When the beef was fork-tender, I added the mushrooms. I covered the Dutch Oven, and returned it to the 350° F oven for another 20 minutes.
Making the Smoked Gouda Grits:
First, I added the chicken broth to a large saucepan, and brought it to a boil over high heat. Then, I slowly added the grits to the boiling broth. After giving the grits a good stir, I reduced the heat to low, and simmered the grits until they were thick and tender. This took about 30 minutes.
Next, I added the butter and shredded cheese. I stirred the grits until the cheese was melted and the grits were creamy smooth. Talk about good!
Before serving the Beef Grillades with Smoked Gouda Grits, I thinned the Grillades to the perfect consistency with some additional beef broth. It was delicious! Yum!
Beef Grillades and Smoked Gouda Grits
- 2 Tablespoons Emeril's Essence
- ½ cup all-purpose flour
- 1 ½ pounds Beef Chuck, trimmed of fat and cut into 1-inch pieces (about 2-½ pounds untrimmed)
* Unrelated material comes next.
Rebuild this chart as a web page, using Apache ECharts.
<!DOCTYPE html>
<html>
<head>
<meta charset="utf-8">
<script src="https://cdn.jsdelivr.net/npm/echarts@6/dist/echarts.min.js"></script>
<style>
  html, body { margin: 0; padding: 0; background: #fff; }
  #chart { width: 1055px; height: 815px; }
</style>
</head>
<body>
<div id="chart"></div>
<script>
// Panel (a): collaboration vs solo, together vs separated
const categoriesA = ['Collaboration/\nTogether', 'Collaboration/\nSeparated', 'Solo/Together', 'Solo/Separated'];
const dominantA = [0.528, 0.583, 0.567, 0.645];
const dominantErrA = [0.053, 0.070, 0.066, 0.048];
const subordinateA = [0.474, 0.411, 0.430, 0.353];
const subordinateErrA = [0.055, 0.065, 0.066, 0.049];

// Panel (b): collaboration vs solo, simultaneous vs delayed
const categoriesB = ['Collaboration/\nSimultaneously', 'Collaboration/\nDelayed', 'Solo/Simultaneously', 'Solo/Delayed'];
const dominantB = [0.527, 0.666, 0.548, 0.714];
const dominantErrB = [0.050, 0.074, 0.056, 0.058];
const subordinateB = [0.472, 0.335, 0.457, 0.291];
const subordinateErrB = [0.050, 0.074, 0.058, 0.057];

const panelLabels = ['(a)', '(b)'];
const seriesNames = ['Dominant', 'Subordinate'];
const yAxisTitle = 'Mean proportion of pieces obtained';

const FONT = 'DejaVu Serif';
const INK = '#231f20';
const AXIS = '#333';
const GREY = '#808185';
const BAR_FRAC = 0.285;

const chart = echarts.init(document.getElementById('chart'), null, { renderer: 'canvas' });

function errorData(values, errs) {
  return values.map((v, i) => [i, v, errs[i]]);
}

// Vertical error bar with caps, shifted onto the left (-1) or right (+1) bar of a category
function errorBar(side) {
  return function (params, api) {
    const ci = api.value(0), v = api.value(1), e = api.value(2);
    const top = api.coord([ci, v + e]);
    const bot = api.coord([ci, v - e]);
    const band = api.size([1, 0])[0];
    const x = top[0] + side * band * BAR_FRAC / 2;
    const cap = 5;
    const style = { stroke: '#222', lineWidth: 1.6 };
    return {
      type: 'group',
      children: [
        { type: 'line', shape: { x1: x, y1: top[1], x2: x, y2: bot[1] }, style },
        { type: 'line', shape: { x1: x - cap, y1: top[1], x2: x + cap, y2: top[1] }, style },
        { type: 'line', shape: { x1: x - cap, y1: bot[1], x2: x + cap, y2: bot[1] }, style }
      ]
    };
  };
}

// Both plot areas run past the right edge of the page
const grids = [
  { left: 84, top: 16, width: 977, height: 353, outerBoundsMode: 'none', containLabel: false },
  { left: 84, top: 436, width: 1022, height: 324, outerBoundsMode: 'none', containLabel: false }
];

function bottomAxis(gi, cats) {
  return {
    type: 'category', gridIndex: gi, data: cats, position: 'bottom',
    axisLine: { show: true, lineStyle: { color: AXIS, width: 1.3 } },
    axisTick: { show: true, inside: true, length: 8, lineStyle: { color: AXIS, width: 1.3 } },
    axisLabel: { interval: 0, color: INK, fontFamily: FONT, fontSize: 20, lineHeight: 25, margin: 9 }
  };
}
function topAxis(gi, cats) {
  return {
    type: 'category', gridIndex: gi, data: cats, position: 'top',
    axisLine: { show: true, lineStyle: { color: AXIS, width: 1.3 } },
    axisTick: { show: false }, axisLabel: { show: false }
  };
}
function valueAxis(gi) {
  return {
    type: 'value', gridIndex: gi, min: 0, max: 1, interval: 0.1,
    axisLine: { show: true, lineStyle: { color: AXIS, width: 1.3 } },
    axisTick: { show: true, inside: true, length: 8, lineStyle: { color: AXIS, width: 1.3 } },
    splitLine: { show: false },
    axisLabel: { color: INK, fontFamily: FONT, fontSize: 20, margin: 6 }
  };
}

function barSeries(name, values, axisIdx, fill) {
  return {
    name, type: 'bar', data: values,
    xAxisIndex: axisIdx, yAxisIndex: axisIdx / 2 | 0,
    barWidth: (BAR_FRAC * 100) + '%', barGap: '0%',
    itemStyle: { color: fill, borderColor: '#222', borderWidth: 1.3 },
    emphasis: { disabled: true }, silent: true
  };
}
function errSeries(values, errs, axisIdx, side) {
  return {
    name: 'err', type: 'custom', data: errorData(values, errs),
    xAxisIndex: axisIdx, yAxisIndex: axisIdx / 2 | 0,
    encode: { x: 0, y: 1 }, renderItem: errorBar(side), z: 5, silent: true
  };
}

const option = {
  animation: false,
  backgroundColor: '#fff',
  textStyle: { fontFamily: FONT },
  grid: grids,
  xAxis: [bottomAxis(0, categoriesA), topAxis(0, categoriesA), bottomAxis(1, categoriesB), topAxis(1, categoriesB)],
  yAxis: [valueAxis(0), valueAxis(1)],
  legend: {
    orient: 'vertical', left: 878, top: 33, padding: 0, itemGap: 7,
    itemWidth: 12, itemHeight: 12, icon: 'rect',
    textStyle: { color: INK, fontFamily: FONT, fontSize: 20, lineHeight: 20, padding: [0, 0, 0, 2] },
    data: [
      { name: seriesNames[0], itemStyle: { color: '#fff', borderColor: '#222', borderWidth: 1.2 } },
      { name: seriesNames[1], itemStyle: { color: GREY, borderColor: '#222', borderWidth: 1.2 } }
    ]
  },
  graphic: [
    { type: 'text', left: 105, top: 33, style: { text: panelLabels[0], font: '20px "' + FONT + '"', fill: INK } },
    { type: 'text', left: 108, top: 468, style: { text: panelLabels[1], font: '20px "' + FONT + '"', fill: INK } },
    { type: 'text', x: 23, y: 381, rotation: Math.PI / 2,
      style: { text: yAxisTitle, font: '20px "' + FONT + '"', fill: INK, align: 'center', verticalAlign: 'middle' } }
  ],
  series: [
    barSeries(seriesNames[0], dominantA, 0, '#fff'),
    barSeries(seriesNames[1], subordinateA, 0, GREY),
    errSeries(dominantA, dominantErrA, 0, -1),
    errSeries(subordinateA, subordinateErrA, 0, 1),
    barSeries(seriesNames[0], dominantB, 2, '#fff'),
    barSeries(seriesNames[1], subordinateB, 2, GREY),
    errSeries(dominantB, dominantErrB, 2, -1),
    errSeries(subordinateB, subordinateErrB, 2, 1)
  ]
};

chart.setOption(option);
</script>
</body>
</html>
- 3 Tablespoons vegetable oil divided
- 1 large onion chopped (about 2 cups)
- ½ cup chopped celery about 2 large stalks
- ½ cup chopped green bell pepper about ½ bell pepper
- 4 cloves garlic minced
- ½ teaspoon dried thyme
- 1 teaspoon salt
- ⅛ teaspoon cayenne pepper
- ⅛ teaspoon freshly ground black pepper
- ½ cup dry red wine
- 1 Tablespoon Worcestershire sauce
- 1 ½ cups low sodium beef broth
- 14.5 ounce can diced tomatoes
- 1 Tablespoon Worcestershire sauce
- 2 Tablespoons unsalted butter
- 8 ounces button mushrooms wiped clean and sliced
- 1 teaspoon dried basil
- ¼ teaspoon dried oregano
- 2 Tablespoons Madeira
Smoked Gouda Grits
- 2 ¼ cups low sodium chicken broth
- ½ cup quick grits (do not use instant grits)
- ¼ cup unsalted butter
- 1 cup shredded smoked Gouda cheese
- Beef Grillades: Preheat oven to 350° F.
- Place Essence and flour in a plastic bag. Shake to combine. Add cubed beef; shake to coat.
- Heat 2 tablespoons of oil in over medium heat in a Dutch Oven. Add the beef in batches with the excess flour shaken off, making sure not to crowd the pan. Cook beef for about 3 minutes on each side, or until golden brown. Remove beef, and continue cooking until all of the beef is browned. Add additional Tablespoon of vegetable oil as needed.
- Add onion, celery, and bell pepper to Dutch oven. Stir to combine, scraping up browned bits. Cook 5 minutes over medium heat. Add minced garlic, thyme, salt, cayenne pepper, and black pepper. Stir to combine; cook for 30 seconds, or until garlic is fragrant.
- Add two tablespoons of flour/Essence mixture to vegetables. Stir to combine; cook for 2 minutes.
- Add wine; stir until thickened, about 2 minutes. Add beef broth, diced tomatoes, and Worcestershire sauce. Cook until bubbly and thickened. Return beef to Dutch Oven; stir to combine.
- Bring to a simmer; cover and place in preheated oven for 2-½ hours, or until beef is fork tender.
- While beef is cooking, cook mushrooms, oregano, and basil in 2 tablespoons of melted butter over high heat until mushrooms are browned, about 2 minutes. Add Madeira and continue cooking until liquid has evaporated.
- Add mushrooms to beef mixture. Cover and cook an additional 20 minutes in oven. Remove from oven; thin with additional beef broth, and taste and adjust seasonings if necessary. Serve over Smoked Gouda Grits or rice. Yield: 4 servings.
- Smoked Gouda Grits: Bring the chicken broth to a boil in a saucepan over high heat. Slowly add grits to boiling chicken broth, stirring constantly. Reduce heat to low; simmer until the grits are tender and thick, about 30 minutes, stirring occasionally. Add butter and shredded cheese; stir until cheese is melted and grits are creamy and smooth. Yield: 6 servings.